>> start Material

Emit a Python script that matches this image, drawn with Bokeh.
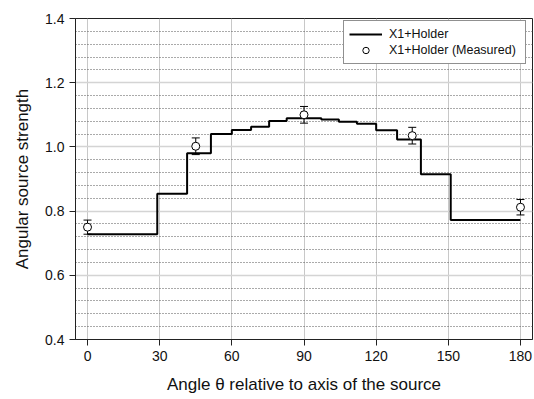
from bokeh.plotting import figure
from bokeh.models import (ColumnDataSource, Range1d, FixedTicker,
                          PrintfTickFormatter, Whisker, TeeHead, Legend, LegendItem)
from bokeh.embed import file_html
from bokeh.resources import INLINE

# Calculated angular source strength, one value per angular bin (bins equal in cos theta)
bin_edges = [0, 29.0, 41.4, 51.3, 60, 68.0, 75.5, 82.8, 90, 97.2, 104.5, 112.0,
             120, 128.7, 138.6, 151.0, 180]
bin_values = [0.728, 0.854, 0.980, 1.040, 1.053, 1.063, 1.081, 1.089, 1.089,
              1.085, 1.078, 1.072, 1.052, 1.023, 0.915, 0.772]

# Measured values with their uncertainties
meas_angle = [0, 45, 90, 135, 180]
meas_value = [0.750, 1.002, 1.100, 1.035, 0.812]
meas_error = [0.022, 0.026, 0.026, 0.026, 0.024]

x_ticks = [0, 30, 60, 90, 120, 150, 180]
y_ticks = [0.4, 0.6, 0.8, 1.0, 1.2, 1.4]
y_minor = [0.44, 0.48, 0.52, 0.56, 0.64, 0.68, 0.72, 0.76, 0.84, 0.88, 0.92, 0.96,
           1.04, 1.08, 1.12, 1.16, 1.24, 1.28, 1.32, 1.36]

FONT = "Liberation Sans"
TEXT = "#111111"

p = figure(width=534, height=399, output_backend="svg", toolbar_location=None,
           x_range=Range1d(-5, 185), y_range=Range1d(0.4, 1.4),
           min_border_left=75, min_border_right=2, min_border_top=18, min_border_bottom=60)

p.outline_line_color = "#222222"
p.outline_line_width = 1

# axes
p.xaxis.ticker = FixedTicker(ticks=x_ticks)
p.yaxis.ticker = FixedTicker(ticks=y_ticks, minor_ticks=y_minor)
p.yaxis.formatter = PrintfTickFormatter(format="%.1f")
p.xaxis.axis_label = "Angle θ relative to axis of the source"
p.yaxis.axis_label = "Angular source strength"
for ax in (p.xaxis[0], p.yaxis[0]):
    ax.axis_line_color = "#222222"
    ax.major_tick_line_color = "#222222"
    ax.major_tick_out = 6
    ax.major_tick_in = 0
    ax.minor_tick_line_color = None
    ax.major_label_text_font = FONT
    ax.major_label_text_font_size = "14px"
    ax.major_label_text_color = TEXT
    ax.axis_label_text_font = FONT
    ax.axis_label_text_font_size = "17px"
    ax.axis_label_text_font_style = "normal"
    ax.axis_label_text_color = TEXT
p.xaxis.major_label_standoff = 5
p.xaxis.axis_label_standoff = 11
p.yaxis.major_label_standoff = 5
p.yaxis.axis_label_standoff = 10

# grid
p.xgrid.grid_line_color = "#c8c8c8"
p.xgrid.grid_line_width = 1
p.ygrid.grid_line_color = "#d4d4d4"
p.ygrid.grid_line_width = 1.5
p.ygrid.minor_grid_line_color = "#555555"
p.ygrid.minor_grid_line_width = 1
p.ygrid.minor_grid_line_dash = "1 2"

# calculated step curve
step_src = ColumnDataSource(dict(x=bin_edges, y=bin_values + [bin_values[-1]]))
step_r = p.step("x", "y", source=step_src, mode="after", line_color="black", line_width=2)

# measured points with error bars
meas_src = ColumnDataSource(dict(
    x=meas_angle, y=meas_value,
    upper=[v + e for v, e in zip(meas_value, meas_error)],
    lower=[v - e for v, e in zip(meas_value, meas_error)]))
p.add_layout(Whisker(source=meas_src, base="x", upper="upper", lower="lower",
                     line_color="black", line_width=1,
                     upper_head=TeeHead(size=8, line_color="black", line_width=1),
                     lower_head=TeeHead(size=8, line_color="black", line_width=1)))
pt_r = p.scatter("x", "y", source=meas_src, marker="circle", size=8,
                 fill_color="white", line_color="black", line_width=1)

legend = Legend(items=[LegendItem(label="X1+Holder", renderers=[step_r]),
                       LegendItem(label="X1+Holder (Measured)", renderers=[pt_r])],
                location=(268, 275), margin=0)
legend.border_line_color = "#222222"
legend.border_line_width = 1
legend.background_fill_alpha = 1
legend.label_text_font = FONT
legend.label_text_font_size = "12.5px"
legend.label_text_color = TEXT
legend.glyph_width = 33
legend.glyph_height = 16
legend.label_height = 16
legend.label_width = 131
legend.spacing = 0
legend.padding = 5
legend.label_standoff = 7
p.add_layout(legend)

open("out.html", "w").write(file_html(p, INLINE))
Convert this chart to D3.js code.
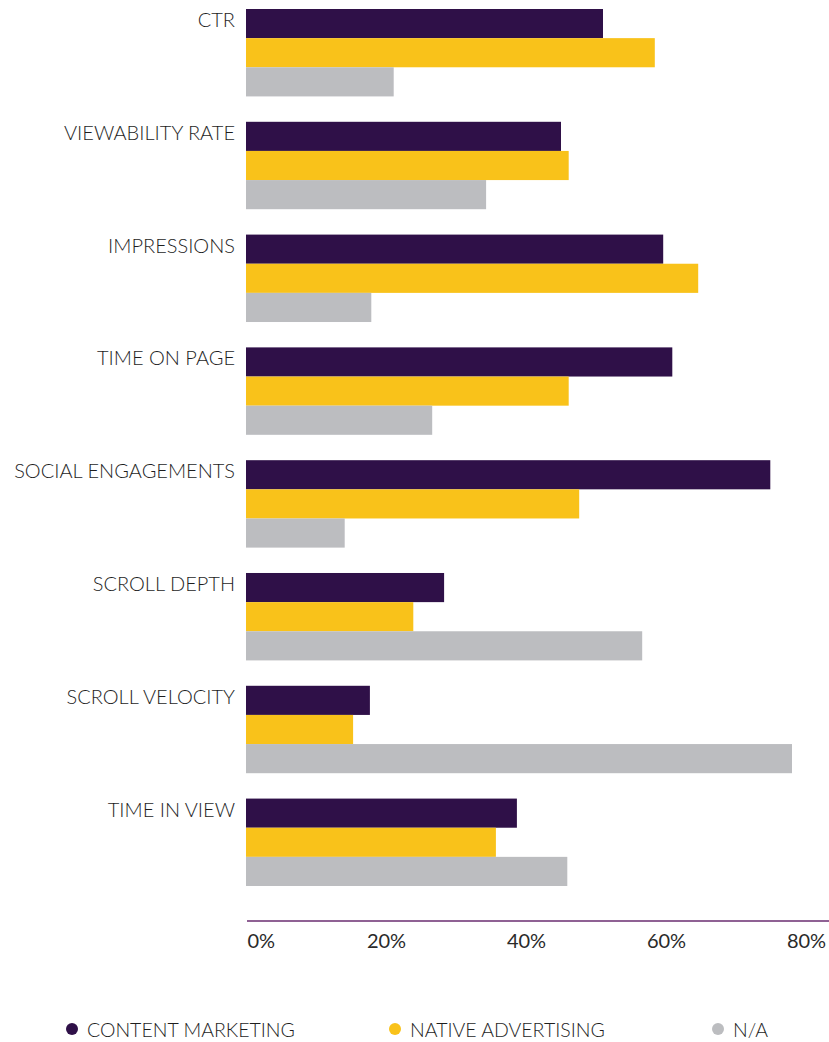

>> end Material

**What needs to be done:** Only the lines from the start of the entries above to the line containing "from bokeh.resources import INLINE" are to be given again, exactly and with both ends included; pictures are excluded.

**Output below:**
Emit a Python script that matches this image, drawn with Bokeh.
from bokeh.plotting import figure
from bokeh.models import (ColumnDataSource, Range1d, FixedTicker,
                          PrintfTickFormatter, Whisker, TeeHead, Legend, LegendItem)
from bokeh.embed import file_html
from bokeh.resources import INLINE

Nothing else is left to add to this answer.